Perhaps this sense of a fluctuating melody is possible thanks to the original Italian language. And this is not the sole peculiarity. Language structure and semantics play a key role in building the atmosphere and eerie characters of the novel. No names are given, except one. There are only The Father, The Mother, The Son, The Daughter, The Uncle and The Young Bride. The exception is Modesto, a loyal servant, but actually it‘s more an attribute than a name. Modesto is so modest, almost invisible, though he‘s been with the family for decades.

Meanwhile the family members might constitute any father, mother or daughter from any family in the beginning of the 20th century‘s Italy. Or stress the obscurity around the individual character, gradually revealing stories and legends about each of them. It might also be both cases or neither of them.

Another specific accent of the language is expressed via direct speech, which is so rare and scarce, that most often every phrase articulated is limited to no more than four words, presumably indicating that every word matters and cannot be wasted in vain. There‘s a part in the novel where the narrator (a.k.a the imaginary writer of the book) contemplates on perfecting the key phrase The Father told The Young Bride. But it‘s enough to pronounce this phrase out-load, and the narrator is certain that the initially written words are the ones acknowledged with no uncertainty. „I‘m not writing, I‘m living“, occurs to the writer and perhaps this is exactly what is intended by the real author – to live this book through.

The plot bears no complexity and starts in the usual morning at the house of a wealthy family where The Father, The Mother, The Daughter, The Uncle and their casual guests have breakfast. The unusual is the length of this morning ritual, which might dwell on till three in the afternoon. During the breakfast The Young Bride arrives. There was a wedding arrangement agreed upon three years ago and now being eighteen years old she finds herself on the threshold of The Son‘s family house. But The Son is not here. While waiting for the wedding he was sent to England to improve his textile business skills and now has to be summoned back.

Of course, the family accepts The Young Bride and they all together start waiting for The Son to return. Soon she finds out that the members of the family are afraid to die at night. This fear has been transferred through generations, as men and women of the family were always dying after sunset. The other bizarre thing The Young Bride learns from Modesto is that she is not allowed to read books. The family trusts all the things, the people and themselves, therefore books are only a useless distraction, he explains but confesses that he secretly reads the books in his own room and destroys them after reading.

While waiting for The Son who‘s actually gone missing, The Young Bride starts gathering the missing pieces of a puzzle of each family member‘s secrets, passions and fears. Encounters with each member of this family initiate her own transformation towards unleashed femininity. Because her grandmother taught her quite the opposite: “... don’t ever wish to be beautiful, don’t try to please anyone, you mustn’t please even yourself. You have to inspire disgust, and then they’ll leave you alone…

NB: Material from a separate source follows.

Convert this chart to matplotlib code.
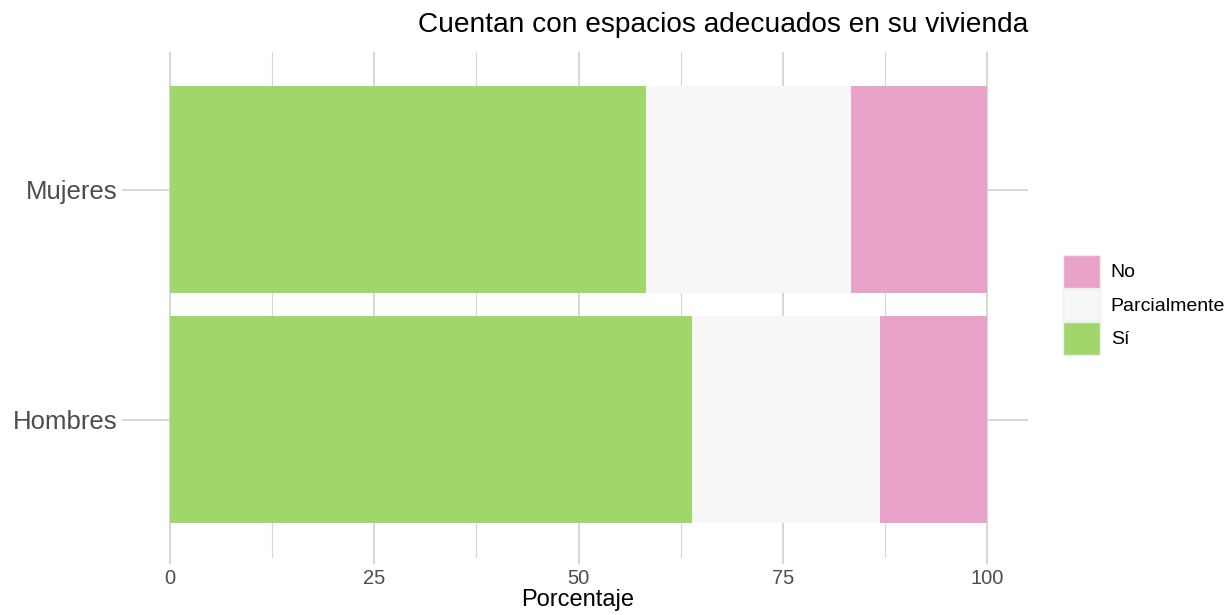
import matplotlib.pyplot as plt
import numpy as np

grupos = ["Hombres", "Mujeres"]
si = [63.9, 58.3]
parcial = [23.0, 25.1]
no = [13.1, 16.6]
xticks = [0, 25, 50, 75, 100]

plt.rcParams['font.family'] = ['Liberation Sans', 'DejaVu Sans']

fig = plt.figure(figsize=(12.28, 6.15), dpi=100)
ax = fig.add_axes([129 / 1228, 1 - 557.5 / 615, 899 / 1228, 506 / 615])

y = np.arange(len(grupos))
left = np.zeros(len(grupos))
series = [(si, "Sí", "#A1D76A"), (parcial, "Parcialmente", "#F7F7F7"), (no, "No", "#E9A3C9")]
for vals, lab, col in series:
    ax.barh(y, vals, left=left, height=0.9, color=col, label=lab, zorder=2)
    left += np.array(vals)

ax.set_xlim(-5, 105)
ax.set_ylim(-0.6, 1.6)
ax.set_xticks(xticks)
ax.set_xticks([12.5, 37.5, 62.5, 87.5], minor=True)
ax.set_yticks(y)
ax.set_yticklabels(grupos)
ax.set_axisbelow(True)
ax.grid(which='major', color='#d6d6d6', lw=1.4)
ax.grid(which='minor', axis='x', color='#d6d6d6', lw=0.8)
for s in ax.spines.values():
    s.set_visible(False)
ax.tick_params(axis='x', which='major', length=4, width=1.4, color='#d6d6d6',
               labelsize=14.5, labelcolor='#4d4d4d', pad=4)
ax.tick_params(axis='x', which='minor', length=0)
ax.tick_params(axis='y', length=5, width=1.4, color='#d6d6d6',
               labelsize=18.5, labelcolor='#4d4d4d', pad=3)

fig.text(1028 / 1228, 1 - 25 / 615, "Cuentan con espacios adecuados en su vivienda",
         ha='right', va='center', fontsize=20.2)
fig.text(578 / 1228, 1 - 600 / 615, "Porcentaje", ha='center', va='center', fontsize=17)

h, l = ax.get_legend_handles_labels()
leg = fig.legend(h[::-1], l[::-1], loc='upper left',
                 bbox_to_anchor=(1063 / 1228, 1 - 255 / 615), frameon=False,
                 fontsize=14, handlelength=1.9, handleheight=2.2,
                 labelspacing=0.05, handletextpad=0.55, borderpad=0, borderaxespad=0)
for p in leg.get_patches():
    p.set_edgecolor('#efefef')

fig.savefig("out.png", dpi=100)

The novel has a puffy erotic lining wrapped around the Young Bride‘s sexual experience. The Daughter teaches her how to masturbate at night, The Mother gives her a lesson of how to feel attractive to herself and to others as a form of liberation while The Farther takes her to the brothel. Meanwhile The Uncle who lives his life sleeping all the time rounds up with a lesson of existentialism stating that we don‘t leave any traces in life, even in ourselves. And if we don‘t have a future, hatred is the only instinct.

The novel started on the narrator‘s computer finishes in the narrator‘s head. The text is rather jumpy – from The Young Bride story to the narrator‘s thoughts and life episodes and vice versa, causing the reader to switch a mental button too often and leaving too many open questions. But The Young Bride isn‘t going to provide the answers. “Here I ask the questions,“ is her final verdict.